Included here are some extremely brief capsule reviews of the 1995 films I've seen to date. Obviously, these are not intended as proper criticism; rather, I've attempted to sum up, in a few pithy phrases, how I responded to the film in question. If you don't know me personally, or haven't come to know my sensibilites via my posts to the rec.arts.movies groups on Usenet, these reviews probably won't be of much interest to you (though you're welcome to browse through them anyway, of course). There are no plot synopses--that information is readily available elsewhere, and I hate synopsizing things (if that's a word)--and no analysis to speak of...just my own idiosyncratic and often outrageous opinions. I wish I had the time to write a 1400-word essay on each film, but, sadly, I don't. (However, I did write longer reviews of Exotica and Kiss of Death, if you're interested.)

Because I began compiling these reviews in late summer, my memory of the films I saw in the first few months of the year is a bit sketchy, and you'll generally find the reviews of those films to be both shorter and shallower than those of more recent fare. My apologies.

In addition to my brief comments, I have given each film a rating, using the four-star rating system popularized by _Leonard Maltin's Movie and Video Guide_. These ratings are not intended to indicate how "good" or "bad" a particular film is; rather, they indicate how much I personally liked or disliked it. As a general rule, I only see films that are well-received by professional critics, so almost every film reviewed here is admired by a lot of other people, regardless of what I thought. I gave Abbas Kiarostami's film THROUGH THE OLIVE TREES a very poor rating, because it bored me silly, but that doesn't mean that I don't recommend it.

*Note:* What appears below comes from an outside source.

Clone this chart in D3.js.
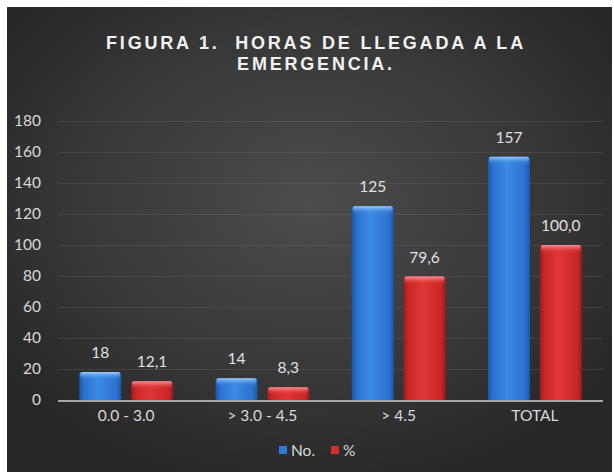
<!DOCTYPE html>
<html>
<head>
<meta charset="utf-8">
<script src="https://cdn.jsdelivr.net/npm/d3@7"></script>
<style>
  html, body { margin: 0; padding: 0; background: #fff; }
  svg { display: block; }
  .tick-label { fill: #d9d9d9; font-family: Lato, "Open Sans", sans-serif; font-size: 15.5px; }
  .value-label { fill: #e0e0e0; font-family: Lato, "Open Sans", sans-serif; font-size: 15.5px; text-anchor: middle; }
  .title { fill: #f2f2f2; font-family: "Liberation Sans", Arial, sans-serif; font-size: 18px; font-weight: bold; letter-spacing: 2.8px; text-anchor: middle; white-space: pre; }
</style>
</head>
<body>
<div id="chart"></div>
<script>
const categories = ["0.0 - 3.0", "> 3.0 - 4.5", "> 4.5", "TOTAL"];
const series = ["No.", "%"];
const countValues = [18, 14, 125, 157];
const percentValues = [12.1, 8.3, 79.6, 100.0];
const countLabels = ["18", "14", "125", "157"];
const percentLabels = ["12,1", "8,3", "79,6", "100,0"];
const yTicks = [0, 20, 40, 60, 80, 100, 120, 140, 160, 180];
const titleLines = ["FIGURA 1.  HORAS DE LLEGADA A LA", "EMERGENCIA."];

const width = 614;
const height = 472;
const plot = { left: 58, right: 603, top: 121, bottom: 400 };

const svg = d3
  .select("#chart")
  .append("svg")
  .attr("width", width)
  .attr("height", height);

const defs = svg.append("defs");

// background glow
const bg = defs
  .append("radialGradient")
  .attr("id", "bg-grad")
  .attr("cx", "50%")
  .attr("cy", "42%")
  .attr("r", "62%");
bg.append("stop").attr("offset", "0%").attr("stop-color", "#4c4c4c");
bg.append("stop").attr("offset", "60%").attr("stop-color", "#383838");
bg.append("stop").attr("offset", "100%").attr("stop-color", "#272727");

// cylinder-ish bar fills
function barGradient(id, edge, mid, light) {
  const g = defs
    .append("linearGradient")
    .attr("id", id)
    .attr("x1", "0%")
    .attr("x2", "100%")
    .attr("y1", "0%")
    .attr("y2", "0%");
  g.append("stop").attr("offset", "0%").attr("stop-color", edge);
  g.append("stop").attr("offset", "12%").attr("stop-color", mid);
  g.append("stop").attr("offset", "45%").attr("stop-color", light);
  g.append("stop").attr("offset", "88%").attr("stop-color", mid);
  g.append("stop").attr("offset", "100%").attr("stop-color", edge);
}
barGradient("grad-blue", "#1c56a8", "#2c72d0", "#3c8ae4");
barGradient("grad-red", "#9e1a1a", "#cb2727", "#e03636");

function topGradient(id, light, base) {
  const g = defs
    .append("linearGradient")
    .attr("id", id)
    .attr("x1", "0%")
    .attr("x2", "0%")
    .attr("y1", "0%")
    .attr("y2", "100%");
  g.append("stop").attr("offset", "0%").attr("stop-color", light).attr("stop-opacity", 0.95);
  g.append("stop").attr("offset", "100%").attr("stop-color", base).attr("stop-opacity", 0);
}
topGradient("top-blue", "#9fd0ff", "#3a86e0");
topGradient("top-red", "#ff9a9a", "#de3434");

const colors = { "No.": "url(#grad-blue)", "%": "url(#grad-red)" };
const tops = { "No.": "url(#top-blue)", "%": "url(#top-red)" };
const legendColors = { "No.": "#2f78d8", "%": "#d42b2b" };

svg
  .append("rect")
  .attr("x", 7)
  .attr("y", 7)
  .attr("width", 605)
  .attr("height", height - 7)
  .attr("fill", "url(#bg-grad)");

// title
svg
  .append("g")
  .selectAll("text")
  .data(titleLines)
  .enter()
  .append("text")
  .attr("class", "title")
  .attr("x", 316)
  .attr("y", (d, i) => 49 + i * 21)
  .text((d) => d);

const y = d3.scaleLinear().domain([0, 180]).range([plot.bottom, plot.top]);

const x0 = d3
  .scaleBand()
  .domain(categories)
  .range([plot.left, plot.right])
  .padding(0);

const x1 = d3
  .scaleBand()
  .domain(series)
  .range([0, x0.bandwidth()])
  .paddingInner(0.19)
  .paddingOuter(0.41);

// gridlines
svg
  .append("g")
  .selectAll("line")
  .data(yTicks.filter((d) => d > 0))
  .enter()
  .append("line")
  .attr("x1", plot.left)
  .attr("x2", plot.right)
  .attr("y1", (d) => y(d) + 0.5)
  .attr("y2", (d) => y(d) + 0.5)
  .attr("stroke", "#5a5a5a")
  .attr("stroke-opacity", 0.45)
  .attr("stroke-width", 1);

// y axis labels
const yAxis = svg
  .append("g")
  .attr("transform", `translate(${plot.left - 17},0)`)
  .call(d3.axisLeft(y).tickValues(yTicks).tickSize(0).tickPadding(0));
yAxis.select(".domain").remove();
yAxis
  .selectAll("text")
  .attr("class", "tick-label")
  .attr("font-family", null)
  .attr("font-size", null)
  .attr("fill", null);

// bars
const rows = categories.map((c, i) => ({
  category: c,
  values: [
    { key: "No.", value: countValues[i], label: countLabels[i] },
    { key: "%", value: percentValues[i], label: percentLabels[i] },
  ],
}));

const groups = svg
  .append("g")
  .selectAll("g")
  .data(rows)
  .enter()
  .append("g")
  .attr("transform", (d) => `translate(${x0(d.category)},0)`);

const bars = groups
  .selectAll("g")
  .data((d) => d.values)
  .enter()
  .append("g");

bars
  .append("rect")
  .attr("x", (d) => x1(d.key))
  .attr("y", (d) => y(d.value))
  .attr("width", x1.bandwidth())
  .attr("height", (d) => y(0) - y(d.value))
  .attr("rx", 2)
  .attr("fill", (d) => colors[d.key]);

bars
  .append("rect")
  .attr("x", (d) => x1(d.key) + 1)
  .attr("y", (d) => y(d.value))
  .attr("width", x1.bandwidth() - 2)
  .attr("height", (d) => Math.min(8, y(0) - y(d.value)))
  .attr("rx", 2)
  .attr("fill", (d) => tops[d.key]);

bars
  .append("text")
  .attr("class", "value-label")
  .attr("x", (d) => x1(d.key) + x1.bandwidth() / 2)
  .attr("y", (d) => y(d.value) - 14)
  .text((d) => d.label);

// baseline
svg
  .append("line")
  .attr("x1", plot.left)
  .attr("x2", plot.right)
  .attr("y1", plot.bottom + 1)
  .attr("y2", plot.bottom + 1)
  .attr("stroke", "#a6a6a6")
  .attr("stroke-width", 2);

// category labels
const xAxis = svg
  .append("g")
  .attr("transform", `translate(0,${plot.bottom + 10})`)
  .call(d3.axisBottom(x0).tickSize(0).tickPadding(0));
xAxis.select(".domain").remove();
xAxis
  .selectAll("text")
  .attr("class", "tick-label")
  .attr("font-family", null)
  .attr("font-size", null)
  .attr("fill", null);

// legend
const legend = svg
  .append("g")
  .selectAll("g")
  .data(series)
  .enter()
  .append("g")
  .attr("transform", (d, i) => `translate(${279 + i * 52},446)`);

legend
  .append("rect")
  .attr("width", 8)
  .attr("height", 8)
  .attr("fill", (d) => legendColors[d]);

legend
  .append("text")
  .attr("class", "tick-label")
  .attr("x", 12)
  .attr("y", 10)
  .text((d) => d);
</script>
</body>
</html>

The key to my ratings is as follows:

4.0	I loved it.  I want to own it on laserdisc and watch it repeatedly.
3.5	I liked it very much, and would happily see it again.
3.0	I liked it, either mildly or with some major reservations.
2.5	I wanted to like it, and liked some aspects of it, but it didn't 
	really work for me overall.
2.0	I didn't really like it, but it wasn't painful to sit through.
1.5	It was painful to sit through.
1.0	I seriously considered walking out before it ended.
zero	I walked out before it ended.

Four-star ratings are pretty rare; in 1994, I allotted four stars to only five films, out of nearly a hundred seen. (For the record, those films were ED WOOD, HEAVENLY CREATURES, PULP FICTION, RED, and THIRTY TWO SHORT FILMS ABOUT GLENN GOULD.) The vast majority of my ratings are in the two-to-three-star range, with 2.5 being the most common. Because I tend to skip films that are lambasted by the critics, ratings below two stars are also rare; a 1.5 will often mean not that a film is bad, but merely that its narrative is sketchy or nonexistent, as my disdain for non-narrative film remains my major aesthetic blind spot. The "zero" rating has only been given once in my entire moviegoing life, to a 1988 adaptation of Isaac Asimov's short story "Nightfall," called, appropriately, NIGHTFALL. I left after five minutes and snuck into another theater to see MIDNIGHT RUN for the third time. Yes, it was that bad.

New reviews will be added regularly; I generally see one to two new films each week, and I frequently see advance screenings through NYU.